Pakistani President Asif Zardari is being pressured to leave office in the wake of a high court ruling in Islamabad that strips Pakistan's most corrupt politicians -- led by the great Zardari -- of amnesty.
This poses a dilemma for Washington as the U.S. government seeks to help stabilize Pakistan. The Bush administration helped foist Zardari on Pakistan in the first place, when it thought that Zardari's corrupt and incompetent (But beautiful! And brainy! And Westernized!) wife Benazir Bhutto deserved another crack at redemption.
Benazir was the Sarah Palin of Pakistani politics, a mirage of charisma and crowd-pleasing that belied the contempt most citizens had for her. In the West, she was able to develop a following of sycophants who painted her with a fantastic brush.
Her assassination led to her party proposing that her son, then her husband, to be a successor -- revealing that the Bhutto family was more about dynasty than democracy. But the West still chose to see Zardari as a legitimate representative of democratic interests, though almost no one in Pakistan except those bought off by Zardari would agree.
Zardari was famously known as "Mr.
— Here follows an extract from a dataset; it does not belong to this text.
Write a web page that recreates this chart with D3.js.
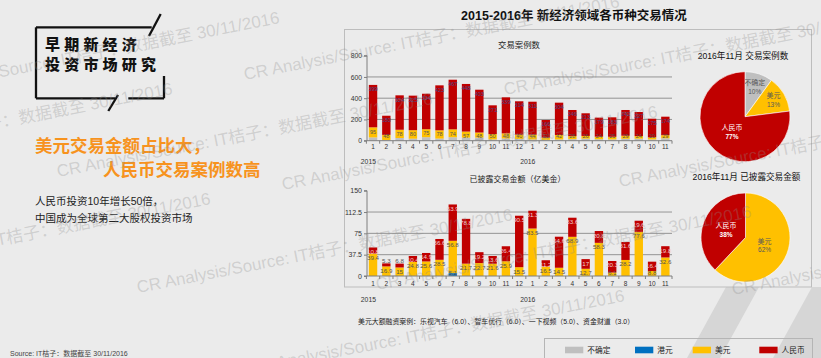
<!DOCTYPE html>
<html><head><meta charset="utf-8">
<script src="https://cdn.jsdelivr.net/npm/d3@7/dist/d3.min.js"></script>
<style>
html,body{margin:0;padding:0;background:#ebebeb;}
svg{display:block;font-family:"Liberation Sans","Noto Sans CJK SC",sans-serif;}
</style></head><body>
<svg id="c" width="821" height="358"></svg>
<script>
// ---------------- data ----------------
const months = ["1","2","3","4","5","6","7","8","9","10","11","12","1","2","3","4","5","6","7","8","9","10","11"];
const years = ["2015","2016"];
const yearStartIndex = [0, 12];
const currencies = ["不确定","港元","美元","人民币"];
const currencyColors = ["#bfbfbf","#0070c0","#ffc000","#c00000"];

// 交易案例数
const countOther = [31,7,25,19,33,20,33,29,29,12,21,17,12,8,12,15,19,14,12,18,19,12,23];
const countHKD   = [0,0,0,0,0,0,0,0,0,0,0,0,0,0,0,0,0,0,0,0,0,0,0];
const countUSD   = [95,48,78,80,75,78,74,57,48,50,48,40,44,21,42,28,26,24,25,29,24,20,29];
const countRMB   = [399,180,324,325,334,423,467,448,403,271,339,314,311,166,304,246,213,179,183,242,227,175,174];
const countTicks = [0,200,400,600,800];

// 已披露交易金额（亿美金）
const amtOther = [0,0,0,0,0,0,0,0,0,0,0,0,0,0,0,0,0,0,0,0,0,0,0];
const amtHKD   = [0,0,0,0,0,0,5.1,0,0,0,0,0,0,0,0,0,0,0,0,0,0,0,0];
const amtUSD   = [39.4,16.9,15,24.8,25.6,28.5,56.8,21.7,22.7,21.6,25.9,15.5,83.5,16.5,14.5,68.9,12.7,58.3,6.1,28.2,77.6,8.8,32.6];
const amtRMB   = [10.8,5.3,6.8,10.4,14.9,36.6,63.9,78.8,19.2,13.6,26.4,90.5,31.3,11.2,54.6,33.6,17.0,20.8,20.3,31.6,19.6,16.4,19.8];
const amtTicks = [0,37.5,75,112.5,150];

// 2016年11月 pies (%)
const pieCountShare  = [10,0,13,77];
const pieAmountShare = [0,0,62,38];

const mainTitle = "2015-2016年  新经济领域各币种交易情况";
const countTitle = "交易案例数";
const amountTitle = "已披露交易金额（亿美金）";
const pieCountTitle = "2016年11月 交易案例数";
const pieAmountTitle = "2016年11月 已披露交易金额";
const noteText = "美元大额融资案例：乐视汽车（6.0）、智车优行（6.0）、一下视频（5.0）、资金财道（3.0）";
const watermark = "CR Analysis/Source: IT桔子：数据截至 30/11/2016";

// ---------------- drawing ----------------
const svg = d3.select("#c");
svg.append("rect").attr("width",821).attr("height",358).attr("fill","#ebebeb");

// decorative diagonal bands
[[[726,287],[759,287],[720,358],[687,358]],[[812,287],[860,287],[821,358],[773,358]]].forEach(p=>{
  svg.append("polygon").attr("points",p.map(d=>d.join(",")).join(" ")).attr("fill","#d6d6d6");
});

// ---------- left panel ----------
const lp = svg.append("g");
const frame = [[36,27.3,151.7,27.3],[160.7,14,149,36],[36,27.3,36,98.3],[36,98.3,115,98.3],[118,95,108.3,111],[128.3,98.3,164,98.3],[164,76,164,98.3]];
frame.forEach(s=>lp.append("line").attr("x1",s[0]).attr("y1",s[1]).attr("x2",s[2]).attr("y2",s[3]).attr("stroke","#111").attr("stroke-width",2.3));
lp.append("text").attr("x",45).attr("y",50).attr("font-size",15).attr("font-weight",900).attr("letter-spacing",4.2).attr("fill","#111").attr("font-family","Noto Sans CJK SC").text("早期新经济");
lp.append("text").attr("x",45).attr("y",69.5).attr("font-size",15).attr("font-weight",900).attr("letter-spacing",4.2).attr("fill","#111").attr("font-family","Noto Sans CJK SC").text("投资市场研究");
lp.append("text").attr("x",35).attr("y",151.5).attr("font-size",17.5).attr("font-weight","bold").attr("fill","#f7931e").attr("font-family","Noto Sans CJK SC").text("美元交易金额占比大，");
lp.append("text").attr("x",103).attr("y",175.5).attr("font-size",17.5).attr("font-weight","bold").attr("fill","#f7931e").attr("font-family","Noto Sans CJK SC").text("人民币交易案例数高");
lp.append("text").attr("x",35).attr("y",204.5).attr("font-size",10.5).attr("fill","#222").text("人民币投资10年增长50倍，");
lp.append("text").attr("x",35).attr("y",221.5).attr("font-size",10.5).attr("fill","#222").text("中国成为全球第二大股权投资市场");
lp.append("text").attr("x",10).attr("y",356).attr("font-size",7).attr("fill","#444").text("Source: IT桔子：数据截至 30/11/2016");

// ---------- panel ----------
svg.append("rect").attr("x",344.5).attr("y",29.5).attr("width",467).attr("height",257.5).attr("fill","none").attr("stroke","#bdbdbd").attr("stroke-width",1);
svg.append("text").attr("x",574).attr("y",20).attr("text-anchor","middle").attr("font-size",12.5).attr("font-weight","bold").attr("fill","#111").text(mainTitle);

const x = d3.scaleBand().domain(d3.range(months.length)).range([366.4,672]).paddingInner(0.37).paddingOuter(0.185);
const boundary = i => x.range()[0] + i*x.step();

function barChart(cfg){
  const g = svg.append("g");
  const y = cfg.y;
  const y0 = y(0);
  // grid
  cfg.ticks.slice(1,-1).forEach(t=>{
    g.append("line").attr("x1",367).attr("x2",672).attr("y1",y(t)).attr("y2",y(t)).attr("stroke","#8a8a8a").attr("stroke-width",0.9);
  });
  // stacked bars
  const rows = months.map((m,i)=>({i, o:cfg.series[0][i], h:cfg.series[1][i], u:cfg.series[2][i], r:cfg.series[3][i]}));
  const stack = d3.stack().keys(["o","h","u","r"])(rows);
  stack.forEach((layer,k)=>{
    g.selectAll(null).data(layer).join("rect")
      .attr("x",d=>x(d.data.i)).attr("width",x.bandwidth())
      .attr("y",d=>y(d[1])).attr("height",d=>Math.max(0,y(d[0])-y(d[1])))
      .attr("fill",currencyColors[k]);
  });
  // labels
  stack.forEach((layer,k)=>{
    if(!cfg.labelKeys.includes(k)) return;
    layer.forEach(d=>{
      const v = d[1]-d[0];
      if(v<=0) return;
      const segH = y(d[0])-y(d[1]);
      let ly = Math.min(y(d[1])+cfg.labelOff, y0-cfg.floorGap);
      let col = cfg.labelColors[k];
      if(k===3 && segH<5){ ly = y(d[1])-0.8; col = "#555"; }
      g.append("text").attr("x",x(d.data.i)+x.bandwidth()/2).attr("y",ly)
        .attr("text-anchor","middle").attr("font-size",cfg.labelSize)
        .attr("fill",col).text(cfg.fmt(v));
    });
  });
  // y axis
  const ax = g.append("g").attr("transform","translate(367,0)")
    .call(d3.axisLeft(y).tickValues(cfg.ticks).tickSize(3).tickPadding(2).tickFormat(d=>d));
  ax.select(".domain").attr("stroke","#7f7f7f").attr("d",`M-3,${y(cfg.ticks[cfg.ticks.length-1])}H0V${y0}H-3`);
  ax.selectAll(".tick line").attr("stroke","#7f7f7f");
  ax.selectAll(".tick text").attr("font-size",cfg.axisSize).attr("fill","#333").attr("font-family","Liberation Sans");
  // x axis
  g.append("line").attr("x1",367).attr("x2",672).attr("y1",y0).attr("y2",y0).attr("stroke","#7f7f7f");
  d3.range(months.length+1).forEach(i=>{
    g.append("line").attr("x1",boundary(i)).attr("x2",boundary(i)).attr("y1",y0).attr("y2",y0+3).attr("stroke","#7f7f7f");
  });
  months.forEach((m,i)=>{
    g.append("text").attr("x",x(i)+x.bandwidth()/2).attr("y",cfg.monthY).attr("text-anchor","middle")
      .attr("font-size",6.5).attr("fill","#333").text(m);
  });
  years.forEach((yr,k)=>{
    g.append("text").attr("x",boundary(yearStartIndex[k])+2).attr("y",cfg.yearY).attr("text-anchor","middle")
      .attr("font-size",6.8).attr("fill","#333").text(yr);
  });
  g.append("text").attr("x",cfg.titleX).attr("y",cfg.titleY).attr("text-anchor","middle").attr("font-size",cfg.titleSize).attr("fill","#222").text(cfg.title);
}

barChart({
  y: d3.scaleLinear().domain([0,800]).range([140.7,55.7]),
  ticks: countTicks,
  series: [countOther,countHKD,countUSD,countRMB],
  labelKeys: [2,3], labelOff: 6.2, labelSize: 5.5, floorGap: 2.4,
  labelColors: ["#555","#555","#555","#4b4b8a"],
  fmt: v=>String(Math.round(v)),
  axisSize: 6.8, monthY: 149, yearY: 164,
  title: countTitle, titleX: 519, titleY: 48, titleSize: 8.4
});
barChart({
  y: d3.scaleLinear().domain([0,150]).range([276,190.7]),
  ticks: amtTicks,
  series: [amtOther,amtHKD,amtUSD,amtRMB],
  labelKeys: [1,2,3], labelOff: 6.5, labelSize: 6.2, floorGap: 1.5,
  labelColors: ["#555","#555","#555","#f0d2d2"],
  fmt: v=>String(Math.round(v*10)/10),
  axisSize: 7, monthY: 286, yearY: 302,
  title: amountTitle, titleX: 517.5, titleY: 182, titleSize: 8
});

// ---------- pies ----------
function pieChart(cfg){
  const g = svg.append("g").attr("transform",`translate(${cfg.cx},${cfg.cy})`);
  const arcs = d3.pie().sort(null).value(d=>d)(cfg.values);
  const arc = d3.arc().innerRadius(0).outerRadius(cfg.r);
  g.selectAll(null).data(arcs).join("path").attr("d",arc).attr("fill",(d,i)=>currencyColors[i])
    .attr("stroke","#fff").attr("stroke-width",d=>d.value>0?0.6:0);
  arcs.forEach((d,i)=>{
    if(d.value<=0) return;
    const rr = cfg.r*cfg.labelFrac[i];
    const c = d3.arc().innerRadius(rr).outerRadius(rr).centroid(d);
    const col = i===3 ? "#fff" : "#595959";
    g.append("text").attr("x",c[0]).attr("y",c[1]-1.5).attr("text-anchor","middle").attr("font-size",7).attr("fill",col).text(currencies[i]);
    g.append("text").attr("x",c[0]).attr("y",c[1]+7).attr("text-anchor","middle").attr("font-size",6.5)
      .attr("font-weight",i===3?"bold":"normal").attr("fill",col).text(d.value+"%");
  });
  svg.append("text").attr("x",cfg.tx).attr("y",cfg.ty).attr("text-anchor","middle").attr("font-size",8.6).attr("fill","#111").text(cfg.title);
}
pieChart({cx:745, cy:116.7, r:45, values:pieCountShare, labelFrac:[0.7,0.7,0.735,0.44], title:pieCountTitle, tx:743, ty:59});
pieChart({cx:745.5, cy:237.5, r:44.5, values:pieAmountShare, labelFrac:[0.5,0.5,0.46,0.47], title:pieAmountTitle, tx:746.5, ty:180});

// ---------- note & legend ----------
svg.append("text").attr("x",358).attr("y",324).attr("font-size",6.9).attr("fill","#222").text(noteText);
svg.append("rect").attr("x",544.5).attr("y",338.5).attr("width",268).attr("height",30).attr("fill","none").attr("stroke","#b5b5b5");
const legX = [565,635,692.7,759.3];
currencies.forEach((c,i)=>{
  svg.append("rect").attr("x",legX[i]).attr("y",346.7).attr("width",18.3).attr("height",6.6).attr("fill",currencyColors[i]);
  svg.append("text").attr("x",legX[i]+22.3).attr("y",353).attr("font-size",7.7).attr("fill","#222").text(c);
});

// ---------- watermark ----------
const wmAnchors = [[-95,96],[-202,167],[245,80],[58,177],[505,95],[-164,277],[283,190],[138,293],[620,187],[377,290],[250,374],[733,295]];
const wm = svg.append("g").attr("pointer-events","none");
wmAnchors.forEach(p=>{
  wm.append("text").attr("x",p[0]).attr("y",p[1]).attr("transform",`rotate(-11,${p[0]},${p[1]})`)
    .attr("font-size",17).attr("fill","rgba(140,140,140,0.3)").text(watermark);
});
</script>
</body></html>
Ten Percent" for his kickback habits during Benazir's reign. Today he is known as positively nuts. As Jemima Khan noted in The Independent over a year ago, "The man who now has his finger on the nuclear button was only last year declared unfit to stand trial in a UK court on account of multiple mental problems.... What is depressing is not that everything now changes with the election of Asif Ali Zardari, but that everything stays the same."
Indeed. Both Bush and Obama have seemed to overlook Zardari's cosmic-scale bumbling, because the only real standard for evaluating Pakistani leaders has been how firmly they publicly commit to military campaigns against extremists. This neglects what the Pakistani street sees as its its true hopes and fears.
As to the "democracy-first" notion that Zardari is a legitimately elected president, he is not; his party merely took advantage of a dysfunctional political system to put him in office.
When most Pakistanis go to local bureaucratic offices and see official portraits of Zardari smiling down on them, they feel anew the sting of American influence. I've often written about how Pakistanis need to overcome their exaggerated grievances and resentments and transcend their culture of victimization. But the latest twist in the Zardari saga shows that, well, sometimes they do have a point.